Saddle Data is built with Infrastructure as Code (IaC) as a first-class citizen. While the web dashboard is excellent for interactive exploration, power users and enterprise teams can manage their entire data stack programmatically.

The Declarative Model

Saddle Data uses a declarative YAML specification to define your data environment. Instead of calling multiple API endpoints to create individual resources, you define the desired state of your Integrations, Connections, and Flows in a single file and "apply" it.

Example Configuration

version: "1"

# Define reusable authorizations
integrations:
- name: "prod-db-auth"
type: "postgres"

# Define specific data sources and destinations
connections:
- name: "ecommerce-source"
integration: "prod-db-auth"
type: "postgres"
capability: "source"
config:
host: "db.example.com"
database: "orders"
user: "saddle_reader"

# Define the data pipeline
flows:
- name: "Orders to Warehouse"
source_connection: "ecommerce-source"
destination_connection: "bigquery-dest"
schedule: "0 * * * *" # Hourly
config:
mappings:
- source_entity: "public.orders"
dest_entity: "raw_orders"
sync_mode: "incremental_deduped"
cursor_field: "updated_at"
primary_key: "id"

The "Apply" Workflow

To update your configuration, you send the YAML file to the apply endpoint.

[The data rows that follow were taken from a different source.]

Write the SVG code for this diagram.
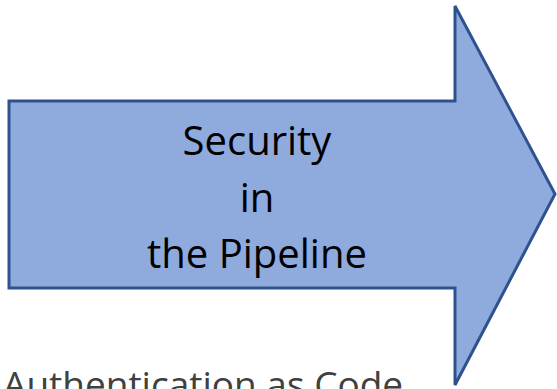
<svg xmlns="http://www.w3.org/2000/svg" width="557" height="389" viewBox="0 0 557 389">
<style>
.lbl{font-family:"Open Sans","Liberation Sans",sans-serif;font-size:40px;fill:#000;text-anchor:middle}
.sub{font-family:"Open Sans","Liberation Sans",sans-serif;font-size:37px;fill:#404040}
</style>
<g id="arrow">
<path d="M9,101 L455,101 L455,6 L555,194 L455,385 L455,288 L9,288 Z" fill="#8FAADC" stroke="#2F528F" stroke-width="3" stroke-linejoin="miter"/>
<text class="lbl" x="257" y="155">Security</text>
<text class="lbl" x="257" y="212">in</text>
<text class="lbl" x="257" y="268">the Pipeline</text>
</g>
<g id="connectors"></g>
<text id="caption" class="sub" x="3" y="398">Authentication as Code</text>
</svg>
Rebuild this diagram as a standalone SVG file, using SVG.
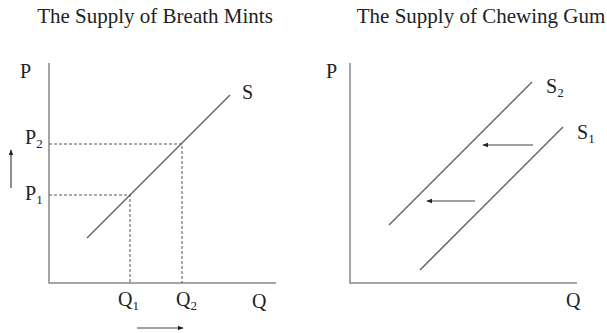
<svg xmlns="http://www.w3.org/2000/svg" width="607" height="333" viewBox="0 0 607 333">
<defs>
<marker id="ah" viewBox="0 0 10 10" refX="9" refY="5" markerWidth="6" markerHeight="6" orient="auto" markerUnits="userSpaceOnUse">
<path d="M0,1 L10,5 L0,9 z" fill="#222"/>
</marker>
</defs>
<style>
text{font-family:"Liberation Serif","Times New Roman",serif;fill:#222}
.title{font-size:21px}
.lab{font-size:20px}
.sub{font-size:13px}
.axis{stroke:#888;stroke-width:1.5;fill:none}
.curve{stroke:#666;stroke-width:1.5;fill:none}
.dash{stroke:#555;stroke-width:1;stroke-dasharray:3,2;fill:none}
.arr{stroke:#444;stroke-width:1.2;fill:none;marker-end:url(#ah)}
</style>
<rect width="607" height="333" fill="#fff"/>
<g id="left-panel">
<text class="title" x="155" y="23" text-anchor="middle">The Supply of Breath Mints</text>
<g id="left-axes">
<path class="axis" d="M49,63 V283 H276"/>
<text class="lab" x="20" y="78">P</text>
<text class="lab" x="252" y="308">Q</text>
</g>
<g id="curve-S">
<path class="curve" d="M87,238 L230,95"/>
<text class="lab" x="242" y="99">S</text>
</g>
<g id="P2"><text class="lab" x="25" y="144">P<tspan class="sub" dy="4">2</tspan></text></g>
<g id="P1"><text class="lab" x="25" y="200">P<tspan class="sub" dy="4">1</tspan></text></g>
<g id="Q1"><text class="lab" x="118" y="306">Q<tspan class="sub" dy="4">1</tspan></text></g>
<g id="Q2"><text class="lab" x="176" y="306">Q<tspan class="sub" dy="4">2</tspan></text></g>
</g>
<g id="right-panel">
<text class="title" x="481" y="23" text-anchor="middle">The Supply of Chewing Gum</text>
<g id="right-axes">
<path class="axis" d="M350,63 V283 H577"/>
<text class="lab" x="326" y="78">P</text>
<text class="lab" x="566" y="307">Q</text>
</g>
<g id="curve-S2">
<path class="curve" d="M389,225 L532,82"/>
<text class="lab" x="546" y="93">S<tspan class="sub" dy="4">2</tspan></text>
</g>
<g id="curve-S1">
<path class="curve" d="M420,270 L563,127"/>
<text class="lab" x="577" y="139">S<tspan class="sub" dy="4">1</tspan></text>
</g>
</g>
<g id="connectors">
<path class="dash" d="M49,144 H182 V283"/>
<path class="dash" d="M49,195 H130 V283"/>
<path class="arr" d="M11,188 V150"/>
<path class="arr" d="M137,328 H183"/>
<path class="arr" d="M533,145 H483"/>
<path class="arr" d="M475,201 H427"/>
</g>
</svg>
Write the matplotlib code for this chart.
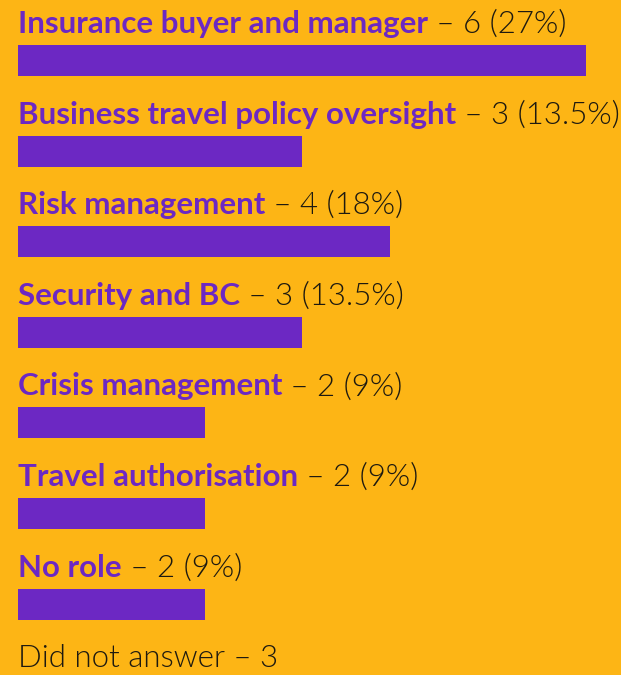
import matplotlib
matplotlib.use("Agg")
import matplotlib.pyplot as plt
from matplotlib import transforms

categories = ["Insurance buyer and manager", "Business travel policy oversight",
              "Risk management", "Security and BC", "Crisis management",
              "Travel authorisation", "No role"]
counts = [6, 3, 4, 3, 2, 2, 2]
percent_labels = ["27%", "13.5%", "18%", "13.5%", "9%", "9%", "9%"]
# bar lengths as drawn in the picture (percent of respondents)
bar_lengths = [27, 13.5, 17.7, 13.5, 8.9, 8.9, 8.9]
no_answer_label = "Did not answer"
no_answer_count = 3

BG = "#FDB515"
PURPLE = "#6C28C3"
DARK = "#1E1A10"

W, H = 621, 675
fig = plt.figure(figsize=(W / 100, H / 100), dpi=100)
fig.patch.set_facecolor(BG)
left_px = 18
ax = fig.add_axes([left_px / W, 0, 1 - left_px / W, 1])
ax.set_facecolor(BG)
ax.set_axis_off()

px_per_unit_x = 568 / 27
ax.set_xlim(0, (W - left_px) / px_per_unit_x)
spacing = 90.6
first_center = 60.5
ax.set_ylim((H - first_center) / spacing, -first_center / spacing)

ypos = list(range(len(categories)))
ax.barh(ypos, bar_lengths, height=31 / spacing, color=PURPLE, align="center")

fs = 22.5
base_off = 27.5 / spacing
fig.canvas.draw()
renderer = fig.canvas.get_renderer()

rest_props = dict(fontsize=fs, family="Lato", weight=300, color=DARK,
                  va="baseline", ha="left")

def two_part(y, bold_text, rest_text):
    if bold_text:
        t1 = ax.text(0, y, bold_text, fontsize=fs, family="Lato", weight="bold",
                     color=PURPLE, va="baseline", ha="left")
        w = t1.get_window_extent(renderer=renderer).width
        tr = transforms.offset_copy(ax.transData, fig=fig, x=w, y=0, units="dots")
        ax.text(0, y, rest_text, transform=tr, **rest_props)
    else:
        ax.text(0, y, rest_text, **rest_props)

for i, (cat, c, p) in enumerate(zip(categories, counts, percent_labels)):
    two_part(i - base_off, cat, f" \u2013 {c} ({p})")

two_part(len(categories) - base_off, None, f"{no_answer_label} \u2013 {no_answer_count}")

fig.savefig("out.png", dpi=100, facecolor=BG)
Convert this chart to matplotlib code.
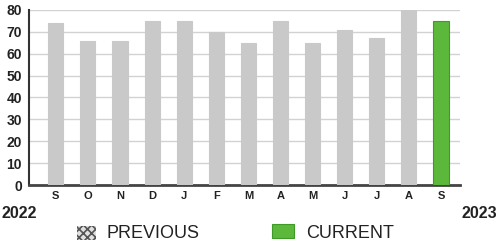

Saddle Data identifies resources by their Name and performs an idempotent "upsert":

  1. If a resource with the given name does not exist, it is created.
  2. If a resource with the given name already exists, it is updated to match the specification.

Applying via CLI

You can use curl to apply a configuration file:

curl -X POST https://api.saddledata.io/v1/organizations/:orgId/iac/apply \
-H "X-Api-Key: sd_your_api_key" \
-H "Content-Type: application/x-yaml" \
--data-binary @saddle-config.yaml

Benefits of IaC

  • Version Control: Store your data pipeline definitions in Git alongside your application code.
  • Environment Parity: Easily replicate your configuration across staging and production environments.
  • Automation: Integrate data pipeline management into your existing CI/CD pipelines (e.g., GitHub Actions, GitLab CI).
  • Terraform Integration: The "Apply" model maps cleanly to Terraform resources, enabling full lifecycle management of Saddle Data via the official Terraform Provider (coming soon).

Best Practices

  • Secrets Management (Remote Agents): If you are using Remote Agents, avoid hardcoding sensitive credentials in your YAML files. Instead, use local secret references that your agent will resolve at runtime:
    • Environment Variables: Use the env: prefix (e.g., password: "env:DB_PASSWORD").
    • AWS Secrets Manager: Use the aws:secretsmanager: prefix (e.g., password: "aws:secretsmanager:prod/db/creds").
  • Secrets Management (Cloud Flows): For flows running in the Saddle Data Cloud, credentials are automatically managed and stored securely in our internal Secret Manager. When using IaC for Cloud flows, you can:
    • Omit the credential fields in your YAML (if the integration already exists).
    • Provide a placeholder (e.g., "********") and update the credentials once via the Saddle Data UI.
  • Idempotency Keys: Always use the X-Idempotency-Key header when applying configuration from automated scripts to prevent duplicate operations in case of network retries.
  • Review Before Apply: Use a standard code review process for your YAML configurations before deploying them to production.